§ Job: Please return nothing but the lines between the line holding "Emit a Python" and the line holding "from matplotlib.lines import Line2D", both ends included, without the pictures.

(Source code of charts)
━━━━━━━━━━
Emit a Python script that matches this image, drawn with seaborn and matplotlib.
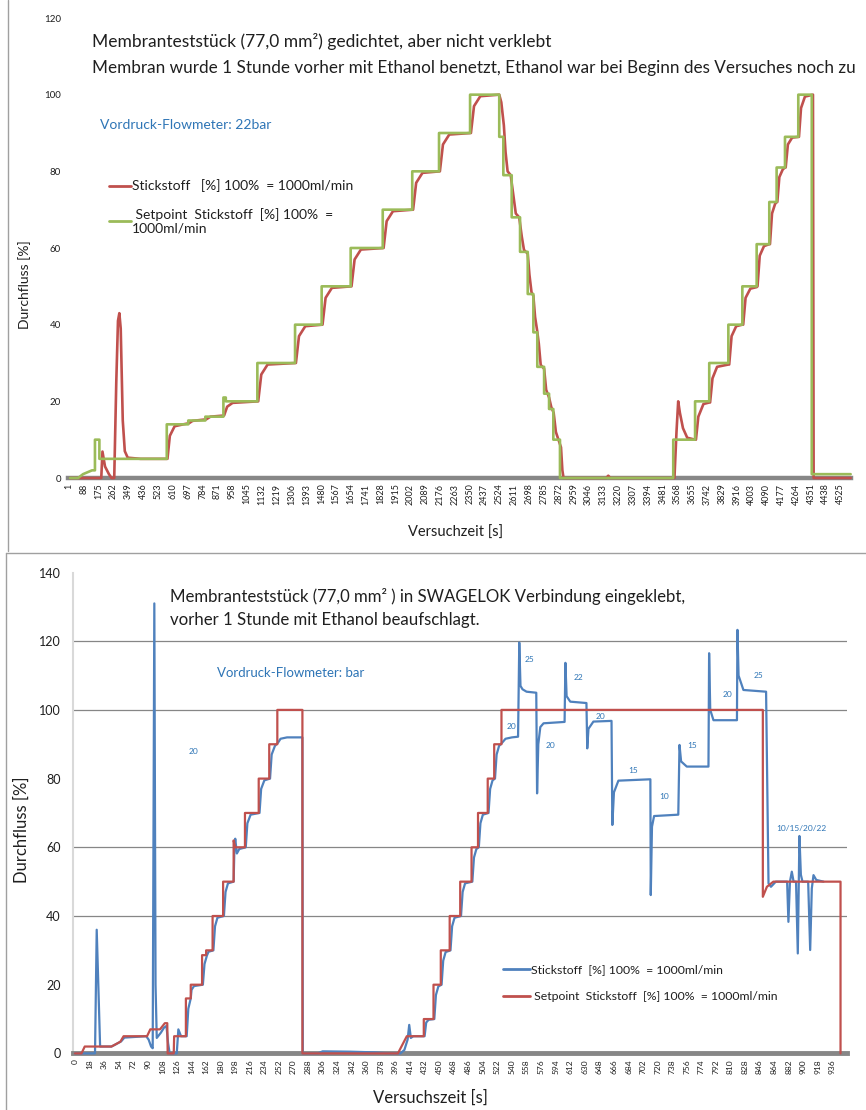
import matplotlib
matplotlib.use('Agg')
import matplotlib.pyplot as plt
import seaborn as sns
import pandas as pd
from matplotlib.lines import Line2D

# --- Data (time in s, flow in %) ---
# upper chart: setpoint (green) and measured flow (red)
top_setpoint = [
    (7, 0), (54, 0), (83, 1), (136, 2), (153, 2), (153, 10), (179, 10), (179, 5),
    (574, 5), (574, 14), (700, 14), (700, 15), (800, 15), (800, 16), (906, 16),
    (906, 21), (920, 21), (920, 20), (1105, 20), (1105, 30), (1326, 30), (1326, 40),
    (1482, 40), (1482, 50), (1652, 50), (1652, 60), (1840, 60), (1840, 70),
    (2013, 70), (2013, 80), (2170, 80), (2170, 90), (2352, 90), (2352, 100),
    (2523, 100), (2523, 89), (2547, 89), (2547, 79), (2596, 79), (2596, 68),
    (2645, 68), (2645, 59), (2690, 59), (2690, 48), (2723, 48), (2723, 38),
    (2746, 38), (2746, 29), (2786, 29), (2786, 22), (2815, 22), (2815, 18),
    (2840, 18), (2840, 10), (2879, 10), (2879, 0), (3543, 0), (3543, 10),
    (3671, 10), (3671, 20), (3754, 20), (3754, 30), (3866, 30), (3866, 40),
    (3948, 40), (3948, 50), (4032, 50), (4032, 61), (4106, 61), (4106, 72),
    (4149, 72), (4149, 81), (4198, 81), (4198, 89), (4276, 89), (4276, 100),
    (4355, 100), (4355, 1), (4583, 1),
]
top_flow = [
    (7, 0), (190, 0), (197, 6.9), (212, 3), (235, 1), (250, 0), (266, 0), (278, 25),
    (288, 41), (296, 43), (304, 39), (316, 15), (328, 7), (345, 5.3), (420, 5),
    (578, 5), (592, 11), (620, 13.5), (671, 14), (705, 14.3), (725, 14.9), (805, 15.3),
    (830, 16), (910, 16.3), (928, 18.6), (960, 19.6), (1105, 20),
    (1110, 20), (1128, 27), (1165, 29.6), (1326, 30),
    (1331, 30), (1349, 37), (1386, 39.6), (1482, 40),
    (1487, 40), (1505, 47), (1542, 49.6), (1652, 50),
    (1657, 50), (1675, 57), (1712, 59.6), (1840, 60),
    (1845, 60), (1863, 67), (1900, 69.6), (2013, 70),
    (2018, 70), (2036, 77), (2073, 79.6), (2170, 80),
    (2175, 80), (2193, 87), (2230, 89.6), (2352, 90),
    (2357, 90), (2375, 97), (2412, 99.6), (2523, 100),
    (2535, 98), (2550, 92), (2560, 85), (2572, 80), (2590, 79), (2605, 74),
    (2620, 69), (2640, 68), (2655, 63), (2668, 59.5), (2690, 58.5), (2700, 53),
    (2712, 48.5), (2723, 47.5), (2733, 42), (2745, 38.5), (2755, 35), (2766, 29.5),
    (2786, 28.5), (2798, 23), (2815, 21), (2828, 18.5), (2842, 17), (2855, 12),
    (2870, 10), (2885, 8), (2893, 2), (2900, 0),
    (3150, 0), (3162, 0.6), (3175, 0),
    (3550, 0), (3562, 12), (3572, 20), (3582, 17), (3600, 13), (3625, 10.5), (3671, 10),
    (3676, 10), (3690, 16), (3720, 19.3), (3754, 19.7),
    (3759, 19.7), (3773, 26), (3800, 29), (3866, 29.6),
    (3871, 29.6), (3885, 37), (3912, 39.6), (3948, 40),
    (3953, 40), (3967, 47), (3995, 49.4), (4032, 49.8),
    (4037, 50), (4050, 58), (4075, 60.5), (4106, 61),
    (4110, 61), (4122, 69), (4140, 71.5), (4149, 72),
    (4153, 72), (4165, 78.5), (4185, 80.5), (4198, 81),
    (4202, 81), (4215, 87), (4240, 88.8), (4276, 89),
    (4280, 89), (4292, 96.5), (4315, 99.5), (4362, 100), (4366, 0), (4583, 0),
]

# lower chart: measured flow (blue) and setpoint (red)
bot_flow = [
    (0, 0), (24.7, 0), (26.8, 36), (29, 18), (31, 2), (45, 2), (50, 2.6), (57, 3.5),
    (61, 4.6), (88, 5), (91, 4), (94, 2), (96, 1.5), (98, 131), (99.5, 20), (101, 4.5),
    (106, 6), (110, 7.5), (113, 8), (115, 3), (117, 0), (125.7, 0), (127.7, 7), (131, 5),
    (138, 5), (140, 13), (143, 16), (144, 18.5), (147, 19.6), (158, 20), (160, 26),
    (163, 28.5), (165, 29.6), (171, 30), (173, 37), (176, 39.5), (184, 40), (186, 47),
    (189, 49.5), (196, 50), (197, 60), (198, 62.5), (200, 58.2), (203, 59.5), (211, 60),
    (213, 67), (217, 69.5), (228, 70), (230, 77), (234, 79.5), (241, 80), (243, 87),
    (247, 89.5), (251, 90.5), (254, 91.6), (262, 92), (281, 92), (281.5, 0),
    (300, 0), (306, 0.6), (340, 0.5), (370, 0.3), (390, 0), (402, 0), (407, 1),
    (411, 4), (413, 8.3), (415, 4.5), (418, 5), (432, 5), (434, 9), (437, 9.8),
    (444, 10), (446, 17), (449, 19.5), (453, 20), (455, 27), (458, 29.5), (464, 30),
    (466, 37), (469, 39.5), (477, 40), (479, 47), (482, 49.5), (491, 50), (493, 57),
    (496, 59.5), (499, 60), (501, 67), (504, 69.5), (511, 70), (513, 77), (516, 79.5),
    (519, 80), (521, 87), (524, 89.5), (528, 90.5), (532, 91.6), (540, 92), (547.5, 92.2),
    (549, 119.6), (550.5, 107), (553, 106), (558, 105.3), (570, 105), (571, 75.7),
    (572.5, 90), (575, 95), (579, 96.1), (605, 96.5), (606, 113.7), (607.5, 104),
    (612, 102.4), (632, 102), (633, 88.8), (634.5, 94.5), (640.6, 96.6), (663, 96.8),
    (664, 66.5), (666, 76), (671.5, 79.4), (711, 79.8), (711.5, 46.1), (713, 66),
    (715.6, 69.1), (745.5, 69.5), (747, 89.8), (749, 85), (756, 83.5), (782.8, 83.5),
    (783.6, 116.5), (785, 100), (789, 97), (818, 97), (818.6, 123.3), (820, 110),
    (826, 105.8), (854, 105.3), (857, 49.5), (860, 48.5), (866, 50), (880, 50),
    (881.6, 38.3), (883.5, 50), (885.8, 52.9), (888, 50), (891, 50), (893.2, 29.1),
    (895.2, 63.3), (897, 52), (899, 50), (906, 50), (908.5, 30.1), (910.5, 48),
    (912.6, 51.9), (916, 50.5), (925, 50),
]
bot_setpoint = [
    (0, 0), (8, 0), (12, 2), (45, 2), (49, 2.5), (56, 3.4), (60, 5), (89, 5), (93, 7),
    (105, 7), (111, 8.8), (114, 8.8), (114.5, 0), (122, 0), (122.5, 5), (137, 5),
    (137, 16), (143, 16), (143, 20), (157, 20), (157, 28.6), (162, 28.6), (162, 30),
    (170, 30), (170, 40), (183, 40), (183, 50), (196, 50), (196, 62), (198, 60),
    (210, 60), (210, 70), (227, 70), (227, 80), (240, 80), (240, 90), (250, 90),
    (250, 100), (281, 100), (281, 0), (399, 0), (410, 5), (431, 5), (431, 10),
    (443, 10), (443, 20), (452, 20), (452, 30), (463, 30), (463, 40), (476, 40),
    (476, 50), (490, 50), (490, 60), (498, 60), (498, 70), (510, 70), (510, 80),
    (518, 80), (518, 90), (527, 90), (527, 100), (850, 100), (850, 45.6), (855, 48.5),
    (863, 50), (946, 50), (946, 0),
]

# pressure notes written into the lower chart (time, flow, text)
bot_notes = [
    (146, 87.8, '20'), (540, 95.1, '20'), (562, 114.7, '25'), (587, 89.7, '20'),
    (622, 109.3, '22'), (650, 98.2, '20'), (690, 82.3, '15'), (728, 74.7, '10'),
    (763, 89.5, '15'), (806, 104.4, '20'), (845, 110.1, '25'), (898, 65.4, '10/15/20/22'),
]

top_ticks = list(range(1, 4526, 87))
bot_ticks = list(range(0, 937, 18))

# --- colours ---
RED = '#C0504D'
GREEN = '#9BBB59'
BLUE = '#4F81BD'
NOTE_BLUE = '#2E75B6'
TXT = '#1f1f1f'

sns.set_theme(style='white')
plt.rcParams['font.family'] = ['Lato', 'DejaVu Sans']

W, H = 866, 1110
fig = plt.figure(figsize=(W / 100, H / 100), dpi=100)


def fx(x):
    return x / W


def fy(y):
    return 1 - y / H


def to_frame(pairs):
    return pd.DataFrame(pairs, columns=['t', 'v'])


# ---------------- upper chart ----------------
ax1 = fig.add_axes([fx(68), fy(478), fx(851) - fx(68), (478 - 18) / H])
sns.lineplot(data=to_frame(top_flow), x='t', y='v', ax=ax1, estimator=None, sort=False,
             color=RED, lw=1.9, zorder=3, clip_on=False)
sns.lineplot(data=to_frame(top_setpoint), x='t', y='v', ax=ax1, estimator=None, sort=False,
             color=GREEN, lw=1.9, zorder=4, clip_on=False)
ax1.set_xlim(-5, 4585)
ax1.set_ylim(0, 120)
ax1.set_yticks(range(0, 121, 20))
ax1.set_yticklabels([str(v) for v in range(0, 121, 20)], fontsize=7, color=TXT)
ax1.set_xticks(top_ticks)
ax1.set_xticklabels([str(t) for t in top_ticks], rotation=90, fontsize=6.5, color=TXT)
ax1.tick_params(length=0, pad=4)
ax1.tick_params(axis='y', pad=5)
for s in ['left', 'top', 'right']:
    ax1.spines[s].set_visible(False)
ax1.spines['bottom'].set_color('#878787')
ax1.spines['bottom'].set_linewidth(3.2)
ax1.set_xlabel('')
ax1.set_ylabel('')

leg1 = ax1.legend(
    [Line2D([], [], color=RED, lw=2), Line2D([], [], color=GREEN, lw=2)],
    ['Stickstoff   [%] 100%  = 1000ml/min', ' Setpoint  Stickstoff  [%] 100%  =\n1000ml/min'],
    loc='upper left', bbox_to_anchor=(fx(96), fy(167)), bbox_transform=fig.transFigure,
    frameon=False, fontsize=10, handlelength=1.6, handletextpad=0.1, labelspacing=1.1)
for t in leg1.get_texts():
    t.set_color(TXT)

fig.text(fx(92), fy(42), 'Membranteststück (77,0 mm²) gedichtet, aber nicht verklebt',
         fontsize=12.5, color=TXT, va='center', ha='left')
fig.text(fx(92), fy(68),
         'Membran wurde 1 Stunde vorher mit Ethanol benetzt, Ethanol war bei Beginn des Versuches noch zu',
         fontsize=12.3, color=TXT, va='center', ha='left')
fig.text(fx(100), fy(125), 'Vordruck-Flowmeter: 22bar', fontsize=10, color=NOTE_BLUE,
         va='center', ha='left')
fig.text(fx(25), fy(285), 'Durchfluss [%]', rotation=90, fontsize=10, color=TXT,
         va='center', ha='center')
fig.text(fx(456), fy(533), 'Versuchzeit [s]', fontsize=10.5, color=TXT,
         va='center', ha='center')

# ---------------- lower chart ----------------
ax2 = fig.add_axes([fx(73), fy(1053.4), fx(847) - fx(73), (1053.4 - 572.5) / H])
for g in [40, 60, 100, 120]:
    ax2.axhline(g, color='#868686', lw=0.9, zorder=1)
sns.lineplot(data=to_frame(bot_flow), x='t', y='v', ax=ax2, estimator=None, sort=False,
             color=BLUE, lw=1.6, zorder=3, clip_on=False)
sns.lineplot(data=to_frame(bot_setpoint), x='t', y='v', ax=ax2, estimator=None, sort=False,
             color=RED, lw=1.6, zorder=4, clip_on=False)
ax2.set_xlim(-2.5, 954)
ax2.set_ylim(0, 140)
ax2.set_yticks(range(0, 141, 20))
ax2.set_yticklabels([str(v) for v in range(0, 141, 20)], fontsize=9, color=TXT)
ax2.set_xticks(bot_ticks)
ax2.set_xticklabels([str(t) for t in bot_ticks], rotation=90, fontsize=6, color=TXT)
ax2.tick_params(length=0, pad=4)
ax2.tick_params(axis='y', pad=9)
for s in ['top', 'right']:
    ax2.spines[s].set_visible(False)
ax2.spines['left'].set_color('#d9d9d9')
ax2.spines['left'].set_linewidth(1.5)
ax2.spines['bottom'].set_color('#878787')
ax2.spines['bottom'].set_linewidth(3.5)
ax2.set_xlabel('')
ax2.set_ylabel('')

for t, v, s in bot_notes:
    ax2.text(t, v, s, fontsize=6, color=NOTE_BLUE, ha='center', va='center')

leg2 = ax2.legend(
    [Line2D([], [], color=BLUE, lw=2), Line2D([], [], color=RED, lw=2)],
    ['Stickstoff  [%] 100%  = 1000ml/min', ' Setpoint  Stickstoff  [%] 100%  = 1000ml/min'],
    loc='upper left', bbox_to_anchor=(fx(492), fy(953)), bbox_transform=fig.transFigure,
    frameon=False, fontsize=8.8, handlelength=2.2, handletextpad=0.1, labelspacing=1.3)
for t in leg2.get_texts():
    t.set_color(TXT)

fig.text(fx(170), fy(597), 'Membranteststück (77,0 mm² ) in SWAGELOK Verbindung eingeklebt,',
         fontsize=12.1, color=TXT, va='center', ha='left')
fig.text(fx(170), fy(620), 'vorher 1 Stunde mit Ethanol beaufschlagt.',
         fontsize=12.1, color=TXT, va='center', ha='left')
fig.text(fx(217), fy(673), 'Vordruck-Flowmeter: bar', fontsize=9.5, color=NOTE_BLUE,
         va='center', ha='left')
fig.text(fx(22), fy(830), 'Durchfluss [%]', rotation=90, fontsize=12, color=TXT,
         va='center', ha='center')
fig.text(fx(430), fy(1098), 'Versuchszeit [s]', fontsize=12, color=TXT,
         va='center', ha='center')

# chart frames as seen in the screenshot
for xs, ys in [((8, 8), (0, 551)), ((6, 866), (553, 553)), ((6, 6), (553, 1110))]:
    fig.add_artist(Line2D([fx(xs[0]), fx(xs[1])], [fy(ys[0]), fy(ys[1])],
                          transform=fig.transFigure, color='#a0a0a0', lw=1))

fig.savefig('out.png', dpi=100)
━━━━━━━━━━
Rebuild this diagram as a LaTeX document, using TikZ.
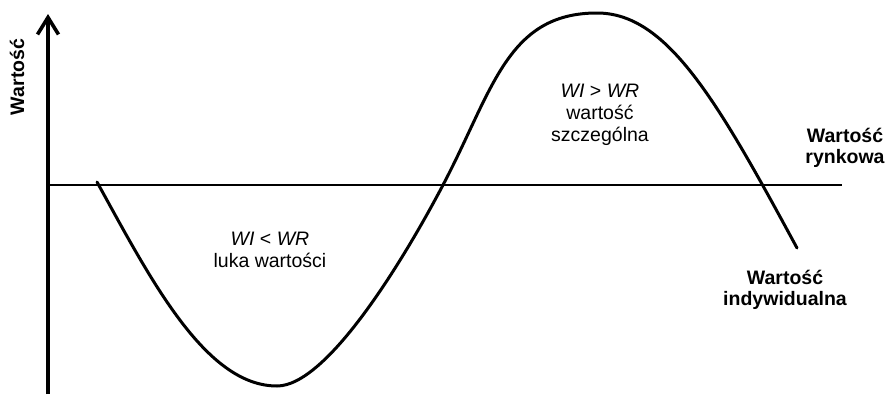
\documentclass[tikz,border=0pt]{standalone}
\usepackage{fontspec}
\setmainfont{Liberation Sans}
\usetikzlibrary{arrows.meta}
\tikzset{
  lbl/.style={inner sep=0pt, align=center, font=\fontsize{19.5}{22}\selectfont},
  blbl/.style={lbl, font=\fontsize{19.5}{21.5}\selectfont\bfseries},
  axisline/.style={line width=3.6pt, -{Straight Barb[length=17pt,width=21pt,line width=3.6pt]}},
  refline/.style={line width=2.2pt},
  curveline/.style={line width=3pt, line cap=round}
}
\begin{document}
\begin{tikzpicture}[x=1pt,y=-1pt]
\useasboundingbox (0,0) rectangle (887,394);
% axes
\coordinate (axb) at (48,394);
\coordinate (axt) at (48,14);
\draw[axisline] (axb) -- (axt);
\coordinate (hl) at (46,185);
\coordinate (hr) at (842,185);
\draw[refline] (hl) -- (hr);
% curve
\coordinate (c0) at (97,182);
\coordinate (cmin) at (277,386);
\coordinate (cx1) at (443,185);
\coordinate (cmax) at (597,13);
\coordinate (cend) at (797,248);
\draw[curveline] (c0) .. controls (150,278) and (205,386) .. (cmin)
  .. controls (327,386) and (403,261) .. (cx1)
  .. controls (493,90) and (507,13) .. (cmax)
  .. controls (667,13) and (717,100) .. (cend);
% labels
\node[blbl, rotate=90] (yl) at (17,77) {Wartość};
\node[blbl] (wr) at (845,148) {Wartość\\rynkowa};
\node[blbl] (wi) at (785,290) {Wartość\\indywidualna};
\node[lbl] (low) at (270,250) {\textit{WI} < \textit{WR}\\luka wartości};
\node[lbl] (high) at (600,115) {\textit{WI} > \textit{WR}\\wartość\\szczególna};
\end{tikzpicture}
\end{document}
━━━━━━━━━━
§ Result of this task:
Emit a Python script that matches this image, drawn with seaborn and matplotlib.
import matplotlib
matplotlib.use('Agg')
import matplotlib.pyplot as plt
import seaborn as sns
import pandas as pd
from matplotlib.lines import Line2D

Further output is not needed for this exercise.